Determine width in terminal of Asian/Japanese characters?


In my terminal these are equally wide:

ヌー平行
parallel
æøåüäöûß

same width of "ヌー平行" and "parallel" same width of "ヌ" and "p"

I have managed to get Perl to give the length 8 for the last 2 lines, but it reports the length of the first line as 4. Is there a way for me to determine that the width of ヌ is twice that of ø?


Solution

  • You can use Text::CharWidth's mbswidth. It uses POSIX's wcwidth.

    use v5.14;
    use warnings;
    
    use utf8;
    use open ':std', ':encoding(UTF-8)';
    
    use Encode             qw( encode_utf8 );
    use Text::CharWidth    qw( mbswidth );
    use Unicode::Normalize qw( NFC NFD );
    
    my @tests = (
       [ "ASCII",     "parallel",      8 ],
       [ "NFC",       NFC("æøåüäöûß"), 8 ],
       [ "NFD",       NFD("æøåüäöûß"), 8 ],
       [ "EastAsian", "ヌー平行",      8 ],
    );
    
    for ( @tests ) {
       my ( $name, $s, $expect ) = @$_;
       my $length = length( $s );
       my $got = mbswidth( encode_utf8( $s ) );
       printf "%-9s length=%2d expect=%d got=%d\n", 
          $name, $length, $expect, $got;
    }
    
    ASCII     length= 8 expect=8 got=8
    NFC       length= 8 expect=8 got=8
    NFD       length=13 expect=8 got=8
    EastAsian length= 4 expect=8 got=8
    

    Note that mbswidth expects a string encoded using the locale's encoding, which I assumed was UTF-8 in two places in the above program.

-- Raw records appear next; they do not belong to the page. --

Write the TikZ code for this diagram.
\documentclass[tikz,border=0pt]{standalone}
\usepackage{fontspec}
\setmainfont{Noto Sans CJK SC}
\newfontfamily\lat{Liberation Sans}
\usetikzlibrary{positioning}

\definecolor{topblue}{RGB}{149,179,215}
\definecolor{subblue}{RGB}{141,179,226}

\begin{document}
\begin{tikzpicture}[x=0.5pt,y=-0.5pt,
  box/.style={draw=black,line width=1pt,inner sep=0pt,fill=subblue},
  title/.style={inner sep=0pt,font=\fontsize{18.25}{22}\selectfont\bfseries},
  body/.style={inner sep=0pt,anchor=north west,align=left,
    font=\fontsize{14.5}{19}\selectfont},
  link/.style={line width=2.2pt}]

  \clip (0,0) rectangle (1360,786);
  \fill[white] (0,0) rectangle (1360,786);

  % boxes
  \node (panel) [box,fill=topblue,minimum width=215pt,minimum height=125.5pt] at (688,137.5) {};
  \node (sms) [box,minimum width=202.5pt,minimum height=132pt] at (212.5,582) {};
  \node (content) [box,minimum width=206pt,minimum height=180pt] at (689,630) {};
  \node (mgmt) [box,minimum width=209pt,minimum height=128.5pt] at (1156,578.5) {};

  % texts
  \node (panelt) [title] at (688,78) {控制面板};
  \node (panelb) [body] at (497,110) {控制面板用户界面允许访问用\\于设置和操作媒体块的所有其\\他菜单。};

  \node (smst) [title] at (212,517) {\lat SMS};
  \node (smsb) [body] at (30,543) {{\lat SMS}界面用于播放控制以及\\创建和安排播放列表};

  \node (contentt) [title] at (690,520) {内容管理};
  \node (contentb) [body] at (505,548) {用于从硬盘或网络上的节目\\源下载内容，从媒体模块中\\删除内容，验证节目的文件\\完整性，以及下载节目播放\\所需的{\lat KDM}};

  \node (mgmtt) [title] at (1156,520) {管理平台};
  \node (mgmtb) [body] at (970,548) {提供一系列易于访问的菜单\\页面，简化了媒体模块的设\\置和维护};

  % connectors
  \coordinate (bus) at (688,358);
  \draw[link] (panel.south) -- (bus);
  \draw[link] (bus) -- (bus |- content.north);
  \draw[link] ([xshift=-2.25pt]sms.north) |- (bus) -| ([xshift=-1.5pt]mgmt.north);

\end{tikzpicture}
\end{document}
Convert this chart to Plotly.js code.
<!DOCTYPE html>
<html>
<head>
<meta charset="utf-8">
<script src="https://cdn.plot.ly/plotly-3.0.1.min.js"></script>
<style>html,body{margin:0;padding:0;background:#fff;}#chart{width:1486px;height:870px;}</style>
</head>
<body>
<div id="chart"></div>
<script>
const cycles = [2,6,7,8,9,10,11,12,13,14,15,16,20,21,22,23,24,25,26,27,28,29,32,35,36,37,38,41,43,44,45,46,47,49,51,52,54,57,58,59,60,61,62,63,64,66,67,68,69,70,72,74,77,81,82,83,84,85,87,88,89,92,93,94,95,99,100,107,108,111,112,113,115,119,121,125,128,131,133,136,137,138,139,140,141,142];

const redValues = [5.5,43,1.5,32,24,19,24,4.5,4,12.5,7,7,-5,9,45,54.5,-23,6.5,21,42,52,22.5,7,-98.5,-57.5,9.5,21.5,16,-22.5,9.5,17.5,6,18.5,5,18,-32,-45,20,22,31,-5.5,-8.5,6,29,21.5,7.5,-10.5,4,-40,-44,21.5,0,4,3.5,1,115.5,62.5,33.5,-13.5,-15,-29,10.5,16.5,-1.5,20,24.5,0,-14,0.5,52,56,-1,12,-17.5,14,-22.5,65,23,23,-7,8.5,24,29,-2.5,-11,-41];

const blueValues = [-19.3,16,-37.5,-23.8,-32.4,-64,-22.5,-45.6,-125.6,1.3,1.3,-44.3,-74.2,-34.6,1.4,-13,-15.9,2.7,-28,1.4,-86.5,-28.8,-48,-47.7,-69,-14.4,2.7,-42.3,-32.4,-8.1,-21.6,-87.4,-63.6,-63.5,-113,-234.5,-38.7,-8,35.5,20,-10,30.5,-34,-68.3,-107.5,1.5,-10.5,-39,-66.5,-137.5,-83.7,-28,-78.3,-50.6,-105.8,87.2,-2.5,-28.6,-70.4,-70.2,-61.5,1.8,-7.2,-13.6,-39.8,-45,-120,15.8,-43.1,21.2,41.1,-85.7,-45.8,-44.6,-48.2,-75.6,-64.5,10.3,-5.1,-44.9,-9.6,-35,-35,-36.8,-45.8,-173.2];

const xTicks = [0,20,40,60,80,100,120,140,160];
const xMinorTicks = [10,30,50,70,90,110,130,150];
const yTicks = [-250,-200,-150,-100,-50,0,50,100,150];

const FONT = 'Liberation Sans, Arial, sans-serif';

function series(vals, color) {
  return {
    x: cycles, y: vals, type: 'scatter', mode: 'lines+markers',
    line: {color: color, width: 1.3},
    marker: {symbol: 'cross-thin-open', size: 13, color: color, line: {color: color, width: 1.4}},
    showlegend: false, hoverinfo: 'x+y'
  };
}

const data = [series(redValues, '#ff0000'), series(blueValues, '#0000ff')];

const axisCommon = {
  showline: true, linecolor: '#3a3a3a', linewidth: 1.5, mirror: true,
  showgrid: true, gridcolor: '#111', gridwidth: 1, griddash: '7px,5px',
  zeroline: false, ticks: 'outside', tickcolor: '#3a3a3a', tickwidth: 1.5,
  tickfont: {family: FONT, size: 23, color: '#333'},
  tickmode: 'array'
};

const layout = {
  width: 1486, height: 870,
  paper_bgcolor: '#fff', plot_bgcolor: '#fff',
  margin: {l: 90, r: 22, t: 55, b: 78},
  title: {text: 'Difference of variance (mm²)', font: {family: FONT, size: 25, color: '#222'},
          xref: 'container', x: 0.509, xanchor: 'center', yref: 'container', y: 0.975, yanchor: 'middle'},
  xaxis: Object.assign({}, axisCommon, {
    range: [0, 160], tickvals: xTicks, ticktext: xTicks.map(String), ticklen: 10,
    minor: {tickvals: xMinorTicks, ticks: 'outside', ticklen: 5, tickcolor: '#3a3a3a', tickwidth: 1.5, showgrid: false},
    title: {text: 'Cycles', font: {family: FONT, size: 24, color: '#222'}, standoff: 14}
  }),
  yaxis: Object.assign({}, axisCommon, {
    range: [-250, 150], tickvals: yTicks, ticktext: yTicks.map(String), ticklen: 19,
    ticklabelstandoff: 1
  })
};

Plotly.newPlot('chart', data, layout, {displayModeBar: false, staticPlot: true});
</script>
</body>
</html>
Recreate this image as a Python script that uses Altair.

    If you want to know the number of column a string should take according to Unicode, this is covered by Unicode Standard Annex #11. Note that the answer may depend on whether one is in an East Asian context or not. For example, U+03A6 GREEK CAPITAL LETTER PHI ("Φ") takes up two columns in an East Asian Context, while it takes up only one otherwise.